- Directed by: Georges Méliès
- Starring: Georges Méliès
- Production company: Star Film Company
- Release date: 1903;
- Country: France
- Language: Silent

= A Moonlight Serenade =

1903 film by Georges Méliès

Au clair de la Lune ou Pierrot malheureux, sold in the United States as A Moonlight Serenade, or the Miser Punished and in Britain as Pierrot and the Moon, is a 1903 French silent trick film by Georges Méliès. It was sold by Méliès's Star Film Company and is numbered 538–539 in its catalogues.

Méliès plays the miser in his film, one of several of his in which the Moon plays a large part. As in his The Astronomer's Dream (1898), A Trip to the Moon (1902), and The Dream of an Opium Fiend (1908), the Moon appears in two personifications: the clownlike face of the Man in the Moon, and the classical Moon goddess Phoebe, in that order.
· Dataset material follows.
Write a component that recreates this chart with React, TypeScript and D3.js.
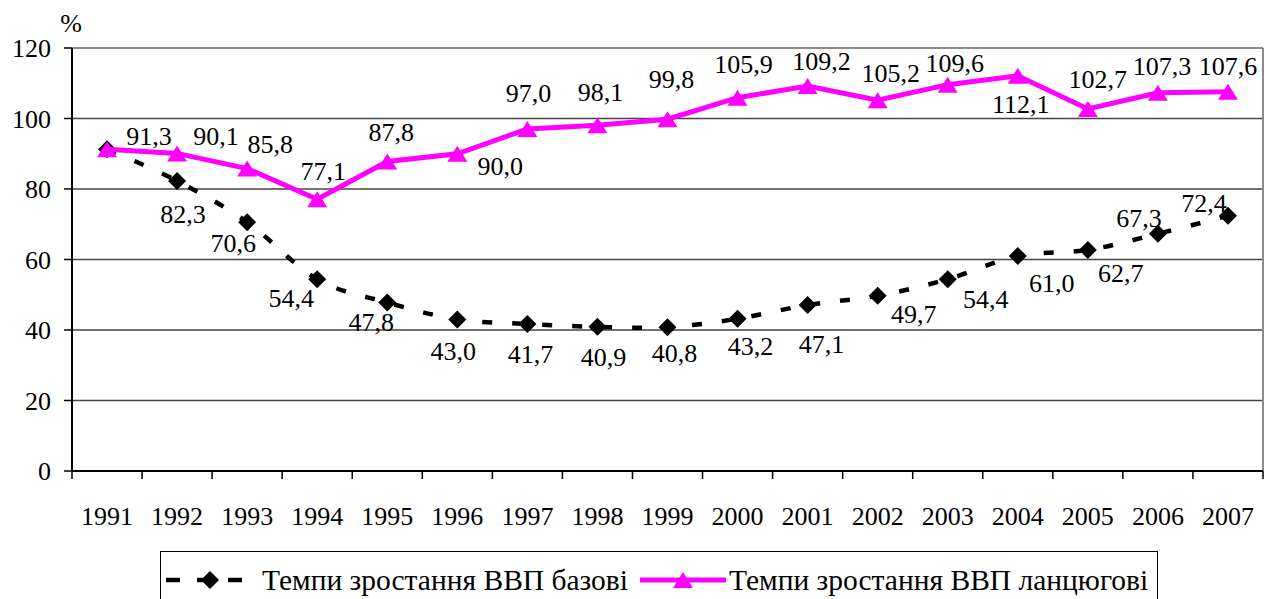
import React from 'react'
import * as d3 from 'd3'

// chart data
const years = ['1991', '1992', '1993', '1994', '1995', '1996', '1997', '1998', '1999',
  '2000', '2001', '2002', '2003', '2004', '2005', '2006', '2007']
const baseRates = [91.3, 82.3, 70.6, 54.4, 47.8, 43.0, 41.7, 40.9, 40.8, 43.2, 47.1, 49.7, 54.4, 61.0, 62.7, 67.3, 72.4]
const chainRates = [91.3, 90.1, 85.8, 77.1, 87.8, 90.0, 97.0, 98.1, 99.8, 105.9, 109.2, 105.2, 109.6, 112.1, 102.7, 107.3, 107.6]
const yTicks = [0, 20, 40, 60, 80, 100, 120]
const baseName = 'Темпи зростання ВВП базові'
const chainName = 'Темпи зростання ВВП ланцюгові'

// label placement (dx, baseline dy relative to the point), like the hand-moved Excel labels
const chainLabelShift: [number, number][] = [
  [42, -4], [39, -8], [23, -16], [6, -19], [4, -21], [43, 21], [1, -27], [3, -24], [4, -31],
  [6, -25], [14, -16], [13, -18], [7, -13], [3, 37], [10, -21], [4, -18], [0, -17],
]
const baseLabelShift: ([number, number] | null)[] = [
  null, [6, 42], [-14, 30], [-26, 28], [-16, 28], [-4, 41], [3, 39], [6, 39], [7, 35],
  [13, 36], [14, 48], [36, 27], [38, 29], [34, 36], [33, 32], [-19, -7], [-24, -4],
]

const W = 1265
const H = 599
const margin = { top: 48, right: 2, bottom: 128, left: 72 }
const FONT = 'Liberation Serif'
const PINK = '#ff00ff'

const fmt = (v: number) => v.toFixed(1).replace('.', ',')

function diamond(cx: number, cy: number, r: number) {
  return `M${cx},${cy - r}L${cx + r},${cy}L${cx},${cy + r}L${cx - r},${cy}Z`
}
function triangle(cx: number, cy: number, w: number, h: number) {
  return `M${cx},${cy - h / 2}L${cx + w / 2},${cy + h / 2}L${cx - w / 2},${cy + h / 2}Z`
}

function T(props: { x: number; y: number; anchor?: string; size?: number; children: React.ReactNode }) {
  const size = props.size ?? 26
  return (
    <text x={props.x} y={props.y} textAnchor={props.anchor ?? 'start'}
      style={{ fontFamily: FONT, fontSize: `${size}px` }} fill="#000">
      {props.children}
    </text>
  )
}

export default function App() {
  const x0 = margin.left
  const x1 = W - margin.right
  const yTop = margin.top
  const yBottom = H - margin.bottom

  const x = d3.scaleBand<string>().domain(years).range([x0, x1]).padding(0)
  const cx = (yr: string) => (x(yr) ?? 0) + x.bandwidth() / 2
  const y = d3.scaleLinear().domain([0, 120]).range([yBottom, yTop])

  const baseLine = d3.line<number>()
    .x((_, i) => cx(years[i]))
    .y(d => y(d))
    .curve(d3.curveCatmullRom.alpha(0))
  const chainLine = d3.line<number>()
    .x((_, i) => cx(years[i]))
    .y(d => y(d))

  const boundaries = years.map(yr => x(yr) ?? 0).concat([x1])

  return (
    <svg width={W} height={H} style={{ position: 'absolute', left: 0, top: 0, background: '#fff' }}>
      {/* grid */}
      {yTicks.filter(t => t > 0 && t < 120).map(t => (
        <line key={t} x1={x0} x2={x1} y1={y(t)} y2={y(t)} stroke="#444" strokeWidth={1.3} />
      ))}
      {/* plot frame top/right */}
      <line x1={x0} x2={x1} y1={y(120)} y2={y(120)} stroke="#8c8c8c" strokeWidth={2} />
      <line x1={x1} x2={x1} y1={y(120)} y2={yBottom} stroke="#8c8c8c" strokeWidth={2} />

      {/* axes */}
      <line x1={x0} x2={x0} y1={yTop} y2={yBottom} stroke="#000" strokeWidth={2} />
      <line x1={x0} x2={x1} y1={yBottom} y2={yBottom} stroke="#000" strokeWidth={2} />
      {yTicks.map(t => (
        <g key={t}>
          <line x1={x0 - 8} x2={x0} y1={y(t)} y2={y(t)} stroke="#000" strokeWidth={1.5} />
          <T x={51} y={y(t) + 9} anchor="end">{t}</T>
        </g>
      ))}
      {boundaries.map((bx, i) => (
        <line key={i} x1={bx} x2={bx} y1={yBottom} y2={yBottom + 8} stroke="#000" strokeWidth={1.5} />
      ))}
      {years.map(yr => (
        <T key={yr} x={cx(yr)} y={525} anchor="middle">{yr}</T>
      ))}
      <T x={71} y={32} anchor="middle">%</T>

      {/* base series */}
      <path d={baseLine(baseRates) ?? ''} fill="none" stroke="#000" strokeWidth={4.5}
        strokeDasharray="10,20" />
      {baseRates.map((v, i) => (
        <path key={i} d={diamond(cx(years[i]), y(v), 9)} fill="#000" />
      ))}

      {/* chain series */}
      <path d={chainLine(chainRates) ?? ''} fill="none" stroke={PINK} strokeWidth={5} />
      {chainRates.map((v, i) => (
        <path key={i} d={triangle(cx(years[i]), y(v), 20, 16)} fill={PINK} />
      ))}

      {/* labels */}
      {baseRates.map((v, i) => {
        const s = baseLabelShift[i]
        if (!s) return null
        return <T key={i} x={cx(years[i]) + s[0]} y={y(v) + s[1]} anchor="middle">{fmt(v)}</T>
      })}
      {chainRates.map((v, i) => {
        const s = chainLabelShift[i]
        return <T key={i} x={cx(years[i]) + s[0]} y={y(v) + s[1]} anchor="middle">{fmt(v)}</T>
      })}

      {/* legend */}
      <rect x={160.5} y={551.5} width={997} height={60} fill="#fff" stroke="#000" strokeWidth={1} />
      <line x1={166} x2={242} y1={580} y2={580} stroke="#000" strokeWidth={4.5} strokeDasharray="14,17" />
      <path d={diamond(210, 580, 9)} fill="#000" />
      <T x={262} y={590} size={29.5}>{baseName}</T>
      <line x1={640} x2={726} y1={580} y2={580} stroke={PINK} strokeWidth={5} />
      <path d={triangle(683, 580, 20, 16)} fill={PINK} />
      <T x={729} y={590} size={29.5}>{chainName}</T>
    </svg>
  )
}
The character of Pierrot had previously appeared in Méliès's Dislocation Extraordinary (1901), where he was played by André Deed. The Pierrot in A Moonlight Serenade has the same costume and appearance as Deed's version, though the actor is unidentified. The film's special effects were created with stage machinery (including horizontally rolling scenery), an extreme closeup, substitution splices, multiple exposures, and dissolves.